Although College sophomore Josh Booher, who has two credit cards under his name, disagrees with the new legislation, he said debt among young adults seems to be a large enough problem for new laws to take effect.
“It does seem like a little bit too much regulation on something people can decide for themselves, but it’s enough of an issue to make this kind of legislation,” Booher said.
Twenty-one is too old for anybody to be monitored, Booher said.
“By the time you’re 21, you’re more or less independent,” he said. “You don’t need your parents co-signing.”
As a 19-year-old student, Wang said that she and others her age have already taken on a number of responsibilities and that financial responsibility is one of them.
“Who’s job is it to tell me, ‘Oh, this is when you’re old enough?’” Wang said.
Kang said that handling her own credit card is a responsibility and a step towards independence that she wants to take, adding that she does not want to be an “additional burden” on her parents.
Booher said he thinks it is unfair to make it more difficult for students to get credit cards because it assumes students are reckless spenders.
“[Credit cards] are such a convenience,” Booher said. “It doesn’t necessarily mean you’re spending recklessly. You’re just doing something that’s more convenient for you. At this age, if nothing else, it’s good to have a credit card in case of emergency.”
Having a credit card is necessary for students who are going to college out of state, Wang said, especially for large expenses such as books and airline tickets. She added that she prefers her own credit card because she does not want her parents to be in control of how she’s spending and what she’s spending her money on. The new law, she said, is an invasion of her privacy.
Kang said that the law is particularly unfair for people who do not have a co-signing adult.
“Sometimes people don’t have a proper guardian who they can co-sign with, and they might be the types of people who need the credit cards most,” she explained.
College sophomore Eileen Shi said that she thinks the concept of the law is good, but that it’s not being executed properly.
“There are so many variables to consider especially with people who are estranged from their parents for who have family problems,” Shi said. “To deny them a credit card because of this I feel would be unfair.”

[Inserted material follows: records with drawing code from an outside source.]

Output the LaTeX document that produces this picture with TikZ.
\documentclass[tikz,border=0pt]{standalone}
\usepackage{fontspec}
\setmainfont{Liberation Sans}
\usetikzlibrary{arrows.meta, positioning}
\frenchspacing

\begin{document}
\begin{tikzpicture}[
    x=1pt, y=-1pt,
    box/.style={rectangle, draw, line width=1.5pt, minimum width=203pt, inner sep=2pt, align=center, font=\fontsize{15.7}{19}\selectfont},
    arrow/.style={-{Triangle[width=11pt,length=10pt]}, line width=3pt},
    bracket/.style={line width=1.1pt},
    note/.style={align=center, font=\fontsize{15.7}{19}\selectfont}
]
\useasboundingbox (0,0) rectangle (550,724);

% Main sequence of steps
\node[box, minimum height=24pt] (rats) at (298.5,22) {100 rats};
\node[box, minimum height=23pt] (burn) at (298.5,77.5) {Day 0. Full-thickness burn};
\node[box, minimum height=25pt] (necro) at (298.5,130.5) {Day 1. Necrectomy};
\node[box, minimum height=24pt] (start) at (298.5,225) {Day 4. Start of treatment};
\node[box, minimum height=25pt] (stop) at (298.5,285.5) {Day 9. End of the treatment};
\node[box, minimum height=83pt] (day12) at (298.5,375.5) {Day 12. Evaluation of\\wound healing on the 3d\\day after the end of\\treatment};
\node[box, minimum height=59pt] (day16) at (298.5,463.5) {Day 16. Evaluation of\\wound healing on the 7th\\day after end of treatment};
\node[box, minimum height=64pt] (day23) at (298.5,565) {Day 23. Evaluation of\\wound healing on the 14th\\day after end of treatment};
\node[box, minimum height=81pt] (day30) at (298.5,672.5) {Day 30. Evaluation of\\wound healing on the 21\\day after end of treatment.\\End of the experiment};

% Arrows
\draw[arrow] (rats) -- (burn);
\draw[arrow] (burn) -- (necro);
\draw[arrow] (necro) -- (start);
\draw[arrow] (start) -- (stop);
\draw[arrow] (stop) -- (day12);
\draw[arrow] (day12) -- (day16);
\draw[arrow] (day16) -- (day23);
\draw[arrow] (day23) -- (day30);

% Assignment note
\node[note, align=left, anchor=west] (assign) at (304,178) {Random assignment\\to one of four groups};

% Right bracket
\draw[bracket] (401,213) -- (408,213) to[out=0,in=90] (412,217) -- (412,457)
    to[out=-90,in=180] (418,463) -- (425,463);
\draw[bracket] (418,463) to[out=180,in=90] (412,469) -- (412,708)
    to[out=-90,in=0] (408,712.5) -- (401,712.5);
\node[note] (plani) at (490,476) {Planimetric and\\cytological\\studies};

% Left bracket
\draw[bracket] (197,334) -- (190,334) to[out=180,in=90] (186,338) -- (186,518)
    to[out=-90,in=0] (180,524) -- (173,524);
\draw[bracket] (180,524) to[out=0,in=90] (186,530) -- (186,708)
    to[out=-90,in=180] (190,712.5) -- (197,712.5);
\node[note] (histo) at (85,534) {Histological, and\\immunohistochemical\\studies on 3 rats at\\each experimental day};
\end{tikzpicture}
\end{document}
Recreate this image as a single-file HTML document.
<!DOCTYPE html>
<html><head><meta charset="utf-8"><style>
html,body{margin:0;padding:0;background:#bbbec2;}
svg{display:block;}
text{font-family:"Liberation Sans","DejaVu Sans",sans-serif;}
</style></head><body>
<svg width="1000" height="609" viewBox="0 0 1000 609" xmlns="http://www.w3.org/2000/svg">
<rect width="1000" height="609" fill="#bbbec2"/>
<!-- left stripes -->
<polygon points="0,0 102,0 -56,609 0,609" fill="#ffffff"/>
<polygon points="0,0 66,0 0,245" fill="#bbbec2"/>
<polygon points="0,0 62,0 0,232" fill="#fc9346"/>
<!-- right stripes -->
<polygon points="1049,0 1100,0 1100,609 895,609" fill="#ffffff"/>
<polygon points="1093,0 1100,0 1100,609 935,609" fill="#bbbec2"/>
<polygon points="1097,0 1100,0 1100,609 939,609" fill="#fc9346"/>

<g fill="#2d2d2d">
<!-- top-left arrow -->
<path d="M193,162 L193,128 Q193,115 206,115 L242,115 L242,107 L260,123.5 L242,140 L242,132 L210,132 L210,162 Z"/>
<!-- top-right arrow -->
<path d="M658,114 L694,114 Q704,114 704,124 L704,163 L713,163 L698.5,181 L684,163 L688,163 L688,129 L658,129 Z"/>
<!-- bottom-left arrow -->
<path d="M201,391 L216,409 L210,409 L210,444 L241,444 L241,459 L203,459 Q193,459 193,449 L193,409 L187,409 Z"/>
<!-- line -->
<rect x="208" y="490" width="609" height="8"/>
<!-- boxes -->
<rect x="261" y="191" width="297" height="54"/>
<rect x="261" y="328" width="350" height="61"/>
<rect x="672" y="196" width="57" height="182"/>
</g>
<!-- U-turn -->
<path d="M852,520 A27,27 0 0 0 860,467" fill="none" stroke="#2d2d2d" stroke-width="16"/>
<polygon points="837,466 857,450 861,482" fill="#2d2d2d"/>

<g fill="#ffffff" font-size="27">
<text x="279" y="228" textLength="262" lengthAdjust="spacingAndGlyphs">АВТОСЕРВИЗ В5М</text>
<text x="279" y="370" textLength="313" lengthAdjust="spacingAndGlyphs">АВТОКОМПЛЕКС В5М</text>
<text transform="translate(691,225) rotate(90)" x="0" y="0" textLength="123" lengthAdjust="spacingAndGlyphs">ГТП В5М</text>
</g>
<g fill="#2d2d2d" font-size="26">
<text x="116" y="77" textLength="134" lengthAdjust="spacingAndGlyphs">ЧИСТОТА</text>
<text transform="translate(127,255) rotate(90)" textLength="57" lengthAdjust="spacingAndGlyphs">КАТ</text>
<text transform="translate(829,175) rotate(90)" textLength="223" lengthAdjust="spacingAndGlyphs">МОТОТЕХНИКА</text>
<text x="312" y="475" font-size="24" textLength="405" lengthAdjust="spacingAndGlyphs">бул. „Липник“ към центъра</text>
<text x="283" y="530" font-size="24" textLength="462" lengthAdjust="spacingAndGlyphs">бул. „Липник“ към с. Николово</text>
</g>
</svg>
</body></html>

College sophomore Erin Park, who now has her own credit card after a period of co-signing with her parents, said that she sees no harm in the new legislation.
“I think that they should make sure you’re responsible,” she said. “When kids are in debt, their parents end up paying it anyway. Making them co-sign is not really changing anything.”
Park said that having a parent co-signer can help students control their spending wisely.